Upon this state of the case the court gave a peremptory instruction to the jury to return a verdict in appellee’s favor for the amount of the price of the stock.

The court erred in giving the peremptory instruction, for the case falls within a line of decisions of this court holding that the rules of evidence are not violated by the introduction of oral testimony that a writing duly signed was not to become operative until certain other conditions were performed. Graham v. Remmel, 76 Ark. 140; Barton-Parker Mfg. Co. v. Taylor, 78 Ark. 586; Barr Cash & Package Carrier Co. v. Brooks-Ozan Mercantile Co., 82 Ark. 219; Main v. Oliver, 88 Ark. 383; American Sales Book Co. v. Whitaker, 100 Ark. 360.

The case of Barr Cash & Package Carrier Co. v. Brooks-Ozan Mercantile Co., supra, is very similar on the facts to the case at bar, and the principle there announced is controlling in this case. In that case, as in this, a written contract was prepared and delivered to the agent of the seller, whereby certain articles were to be sold and delivered. There was an oral agreement to the effect that the contract should be held by the agent and not forwarded until further instructions were given him to do so. This court held that oral testimony was competent and that it warranted the finding of the jury that no contract had been entered into. In disposing of the case, we said:

“The proof on behalf of appellee tended to show that the contract was not to be a completed contract until certain precedent conditions in regard to the arrangement of the store had been fulfilled; and when these were consummated, appellee was to make the order for the carriers under the contract. Then, and not until then, as this testimony on behalf of appellees tended to show, was the contract to be delivered and to take effect.”
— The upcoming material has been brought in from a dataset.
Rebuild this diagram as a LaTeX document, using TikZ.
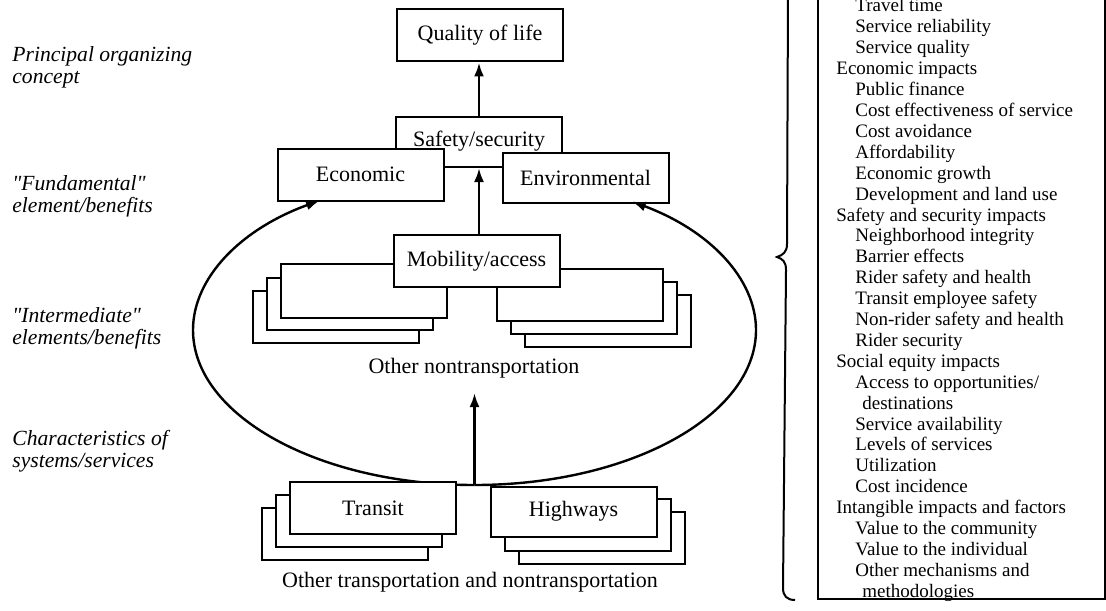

Learned counsel for appellee contend that the rule established in those cases has no application here for the reason that the contract stipulates against “alterations, changes or erasures,” and it is argued that this excludes a collateral oral contract relating to the delivery.

This feature of the case does not take it out of the operation of the rule announced, for the testimony, if admissible, tended to establish the fact that no contract was entered into at all, for the reason that the delivery was not complete. The terms of the contract, including the stipulation against erasures, only became operative when the contract itself went into force, and this evidence did not vary the terms of the contract, but merely established the fact that it was not to become operative until further instructions were given. In other words, the evidence related only to the delivery of the contract and did not vary the terms of the contract.

The case should have been submitted to the jury upon this issue as to delivery of the contract, there being a denial in the answer that the contract had ever been delivered. Reversed and remanded for a new trial.